Force Still Adapting To ‘Ashley’S Hot Rod'
ATLANTA, Ga. – In the 31st annual Summit Racing Southern Nationals, an event in which he has gone to the finals more often than any other (14 times in the last 25 years), John Force this week tries to grab a share of the last major drag racing record to have eluded him in a spectacular 34-year NHRA Funny Car career.
After qualifying his Castrol GTX® High Mileage™ Mustang at the front of the pack at the last three events in the NHRA Full Throttle Series, Force is one No. 1 away from tying the sport’s all-time record; two away from making it his alone.
Ironically, the current mark of 138 belongs to Warren Johnson, the still active Pro Stock legend and Atlanta resident who, as part of NHRA’s 60th Anniversary celebration, will be honored this week at Atlanta Dragway while also participating in his record 600th NHRA tour event.
Although few doubt that Force eventually will add Johnson’s record to his resume, the 15-time series champion is hoping, for very practical reasons, that the moment comes sooner rather than later.
“Records are motivation for me,” Force said, “but I don’t like to talk about them until they’re done. You let records get in your head and you lose your focus; you forget that your job is to win the race.”
And winning is very much on Force’s mind this week.
Having failed to advance beyond the second round in any race this year, Force is encouraged not just by his own dazzling record at Atlanta Dragway, but by that of his daughter, Ashley Force Hood, in whose Castrol Ford Mustang he is competing this year for crew chiefs Dean “Guido” Antonelli and Ron Douglas.
Force Hood, who has taken a year off to start a family with husband, Dan, became the first woman to win an NHRA Funny Car race when she prevailed in the 2008 Southern Nationals.
The following year, she set the current Atlanta Dragway track records when she stopped the 1,000 foot timers in 4.073 seconds and 312.13 miles per hour en route to a runner-up finish. Last year, she reached the final round for the third consecutive season before losing a narrow decision to teammate and brother-in-law Robert Hight.
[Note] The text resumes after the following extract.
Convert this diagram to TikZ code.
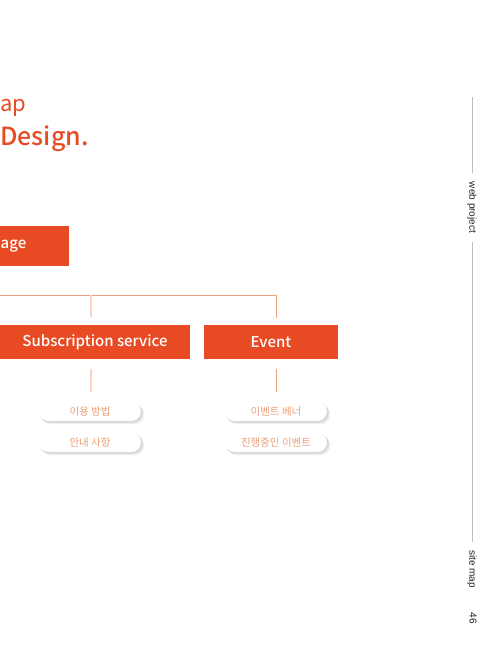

Force wants badly to put “Ashley’s hot rod” in the final round for a fourth consecutive season and, at the same time, jump start his defense of a Funny Car championship he won last year in dramatic fashion.
I’m just not where I need to be in the cockpit. There is a lot of work ahead of us.
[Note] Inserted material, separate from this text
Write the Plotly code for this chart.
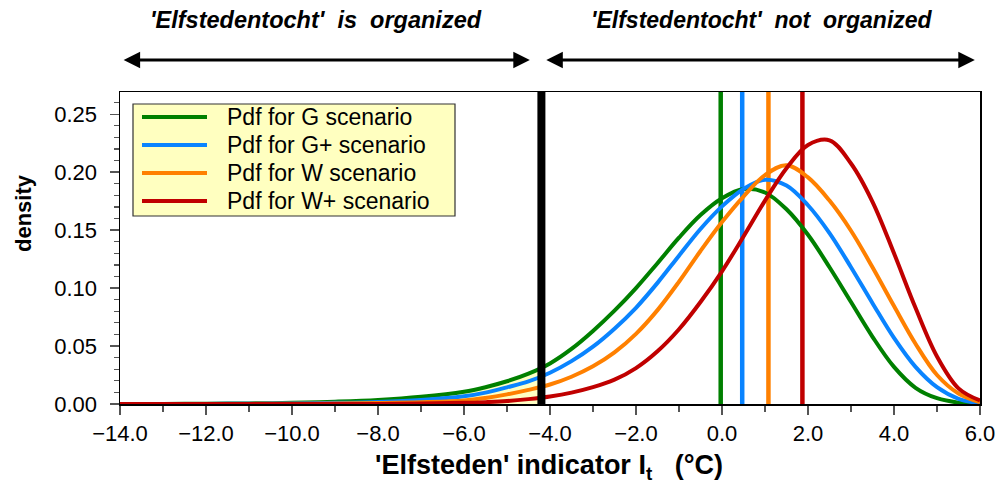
import plotly.graph_objects as go

# ---- data ----
x_grid = [-14, -13, -12, -11, -10, -9, -8, -7, -6, -5.5, -5, -4.5, -4, -3.5, -3, -2.5, -2, -1.5,
          -1, -0.5, 0, 0.5, 1, 1.5, 2, 2.5, 3, 3.5, 4, 4.5, 5, 5.5, 6]

pdf_G = [0, 0.0001, 0.0002, 0.0005, 0.0010, 0.0020, 0.0035, 0.0062, 0.0106, 0.0145, 0.0196, 0.0262,
         0.0350, 0.0475, 0.0630, 0.0805, 0.1000, 0.1215, 0.1435, 0.1630, 0.1775, 0.1855, 0.1825,
         0.1680, 0.1460, 0.1180, 0.0880, 0.0580, 0.0320, 0.0140, 0.0050, 0.0012, 0.0]
pdf_Gp = [0, 0, 0.0001, 0.0002, 0.0005, 0.0010, 0.0018, 0.0034, 0.0066, 0.0098, 0.0144, 0.0195,
          0.0270, 0.0370, 0.0495, 0.0650, 0.0830, 0.1045, 0.1280, 0.1510, 0.1705, 0.1855, 0.1935,
          0.1885, 0.1715, 0.1475, 0.1180, 0.0870, 0.0570, 0.0320, 0.0145, 0.0045, 0.0005]
pdf_W = [0, 0, 0, 0.0001, 0.0002, 0.0004, 0.0008, 0.0015, 0.0030, 0.0052, 0.0083, 0.0122,
         0.0168, 0.0235, 0.0325, 0.0445, 0.0605, 0.0810, 0.1055, 0.1320, 0.1570, 0.1790, 0.1975,
         0.2060, 0.1955, 0.1755, 0.1495, 0.1180, 0.0845, 0.0520, 0.0250, 0.0090, 0.0015]
pdf_Wp = [0, 0, 0, 0, 0, 0, 0.0001, 0.0004, 0.0010, 0.0016, 0.0025, 0.0042,
          0.0065, 0.0098, 0.0145, 0.0210, 0.0310, 0.0455, 0.0645, 0.0880, 0.1145, 0.1445, 0.1755,
          0.2035, 0.2235, 0.2275, 0.2075, 0.1745, 0.1300, 0.0830, 0.0410, 0.0135, 0.0030]

# G-scenario pdf over the "organized" region (left of the threshold)
organized_x = [-14, -13, -12, -11, -10, -9, -8, -7, -6, -5.5, -5, -4.5, -4.2]
organized_pdf = [0, 0.0001, 0.0002, 0.0005, 0.0010, 0.0020, 0.0035, 0.0062, 0.0106, 0.0145,
                 0.0196, 0.0262, 0.0315]

scenario_names = ["Pdf for G scenario", "Pdf for G+ scenario", "Pdf for W scenario", "Pdf for W+ scenario"]
scenario_means = [-0.03, 0.47, 1.08, 1.87]
threshold = -4.2
y_top = 0.2692

colors = ["#008000", "#0A84FF", "#FF8000", "#C00000"]
series = [pdf_G, pdf_Gp, pdf_W, pdf_Wp]
FONT = "Liberation Sans, Arial, sans-serif"

fig = go.Figure()

# yellow shaded region (Elfstedentocht organized)
fig.add_trace(go.Scatter(x=organized_x, y=organized_pdf, mode="lines",
                         line=dict(width=0, shape="spline"),
                         fill="tozeroy", fillcolor="#FFFFC4", showlegend=False, hoverinfo="skip"))

# vertical mean lines
for m, c in zip(scenario_means, colors):
    fig.add_trace(go.Scatter(x=[m, m], y=[0, y_top], mode="lines", line=dict(color=c, width=4.5),
                             showlegend=False, hoverinfo="skip"))

# pdf curves
for name, ys, c in zip(scenario_names, series, colors):
    fig.add_trace(go.Scatter(x=x_grid, y=ys, mode="lines", name=name,
                             line=dict(color=c, width=4, shape="spline", smoothing=1.0),
                             showlegend=False))

# threshold line
fig.add_trace(go.Scatter(x=[threshold, threshold], y=[-0.0015, y_top + 0.001], mode="lines",
                         line=dict(color="black", width=8), showlegend=False, hoverinfo="skip",
                         cliponaxis=False))

# helpers for layout placement (pixel -> paper)
def px2paper_x(px):
    return (px - 120) / 860.0

def py2paper_y(py):
    return (404 - py) / 312.0

# manual legend
shapes = [dict(type="rect", xref="paper", yref="paper",
               x0=px2paper_x(133), x1=px2paper_x(455), y0=py2paper_y(216), y1=py2paper_y(104),
               fillcolor="#FFFFC0", line=dict(color="#333333", width=1.2), layer="above")]
annotations = []
row_y = [117, 145, 173, 201]
for name, c, ry in zip(scenario_names, colors, row_y):
    shapes.append(dict(type="line", xref="paper", yref="paper",
                       x0=px2paper_x(142), x1=px2paper_x(207), y0=py2paper_y(ry), y1=py2paper_y(ry),
                       line=dict(color=c, width=4), layer="above"))
    annotations.append(dict(xref="paper", yref="paper", x=px2paper_x(225), y=py2paper_y(ry),
                            text=name, showarrow=False, xanchor="left", yanchor="middle",
                            font=dict(family=FONT, size=23, color="black")))

# axis titles
annotations.append(dict(xref="paper", yref="paper", x=px2paper_x(549), y=py2paper_y(467),
                        text="<b>'Elfsteden' indicator I<sub>t</sub>&nbsp;&nbsp;&nbsp;(°C)</b>",
                        showarrow=False, xanchor="center", yanchor="middle",
                        font=dict(family=FONT, size=27, color="black")))
annotations.append(dict(xref="paper", yref="paper", x=px2paper_x(23), y=py2paper_y(213),
                        text="<b>density</b>", textangle=-90, showarrow=False,
                        xanchor="center", yanchor="middle",
                        font=dict(family=FONT, size=22, color="black")))

# top texts
annotations.append(dict(xref="paper", yref="paper", x=px2paper_x(316), y=py2paper_y(20),
                        text="<b><i>'Elfstedentocht'&nbsp;&nbsp;is&nbsp;&nbsp;organized</i></b>",
                        showarrow=False, xanchor="center", yanchor="middle",
                        font=dict(family=FONT, size=23.5, color="black")))
annotations.append(dict(xref="paper", yref="paper", x=px2paper_x(762), y=py2paper_y(20),
                        text="<b><i>'Elfstedentocht'&nbsp;&nbsp;not&nbsp;&nbsp;organized</i></b>",
                        showarrow=False, xanchor="center", yanchor="middle",
                        font=dict(family=FONT, size=23, color="black")))

# double-headed arrows
arrow_y = py2paper_y(60)
for x0, x1 in [(-13.95, -4.47), (-4.12, 5.88)]:
    annotations.append(dict(xref="x", yref="paper", x=x1, y=arrow_y, axref="x", ayref="pixel",
                            ax=x0, ay=0, text="", showarrow=True, arrowhead=2, startarrowhead=2,
                            arrowside="end+start", arrowsize=1.1, startarrowsize=1.1,
                            arrowwidth=3, arrowcolor="black"))

fig.update_layout(
    width=997, height=488,
    margin=dict(l=120, r=17, t=92, b=84, autoexpand=False),
    plot_bgcolor="white", paper_bgcolor="white",
    showlegend=False,
    shapes=shapes, annotations=annotations,
    font=dict(family=FONT, size=22, color="black"),
)
fig.update_xaxes(range=[-14, 6], tickmode="array", tickvals=list(range(-14, 7, 2)),
                 tickformat=".1f", ticks="outside", ticklen=9, tickwidth=1.5, tickcolor="#555555",
                 minor=dict(dtick=1, ticks="outside", ticklen=6, tickwidth=1.5, tickcolor="#555555"),
                 showline=True, linecolor="black", linewidth=1.5, mirror=True, automargin=False,
                 showgrid=False, zeroline=False, tickfont=dict(size=22))
fig.update_yaxes(range=[0, y_top], dtick=0.05, tick0=0, tickformat=".2f", ticks="outside",
                 ticklen=9, tickwidth=1.5, tickcolor="#555555", ticklabelstandoff=8,
                 minor=dict(dtick=0.01, ticks="outside", ticklen=5, tickwidth=1.2, tickcolor="#555555"),
                 showline=True, linecolor="black", linewidth=1.5, mirror=True, automargin=False,
                 showgrid=False, zeroline=False, tickfont=dict(size=22))

fig.write_html("out.html", config={"displayModeBar": False, "staticPlot": True},
               post_script="document.body.style.margin='0';document.body.style.padding='0';")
“My race car is flying,” Force said. “I’m just not where I need to be in the cockpit. There is a lot of work ahead of us. I’m still trying to figure out the new lights (blue LED lights that replaced conventional amber lights that had topped the Christmas Tree starting system for more than 50 years) and still trying to learn a new routine.
“Ashley was always here when they needed her to warm the car, fit her for the seat or ask her a question,” Force said. “I’m always off doing media or sponsor appearances or off on my bike watching the racetrack. I’m not used to them, yet, and they’re not used to me – but we’re getting there.”
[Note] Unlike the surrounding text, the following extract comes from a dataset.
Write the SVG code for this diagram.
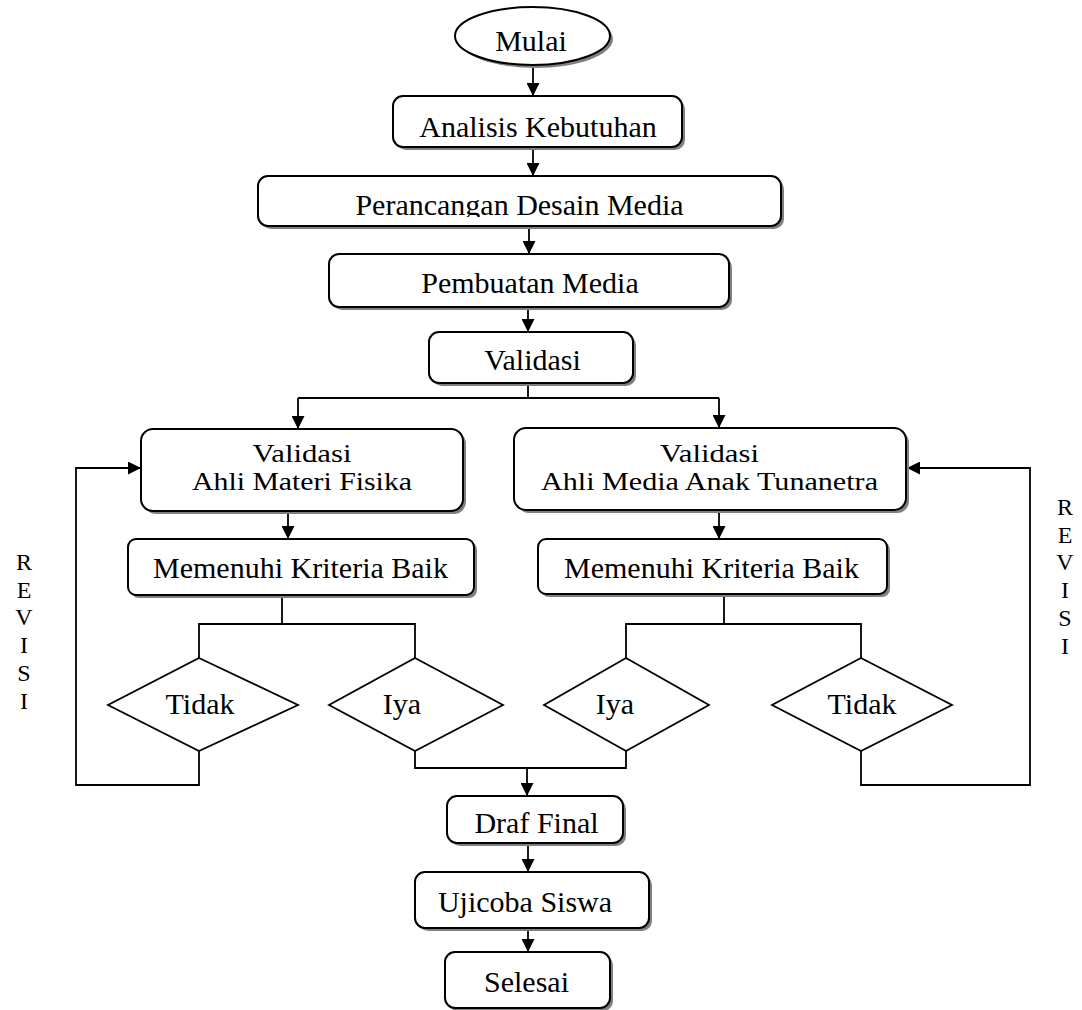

Atlanta Dragway could be the track that provides the get well weekend Force has needed. After all, he’s won seven times in the Southern Nationals and in one stretch, was a Funny Car finalist nine straight years, from 1992 through 2000.
Moreover, while he hasn’t won the Georgia race since 2005 (when he beat teammate and son-in-law Robert Hight by .002 of a second in the final), he further benefits this year from the absence of one of his fiercest rivals. Force Hood beat him at Atlanta three of the last four years.
“The driver definitely messed things up a couple times,” Force said of his slow start this year. “My team gave me a great car and I screwed it up. But I’ll make it up to them. I like the kids on this team and who better to drive my baby’s race car than me?”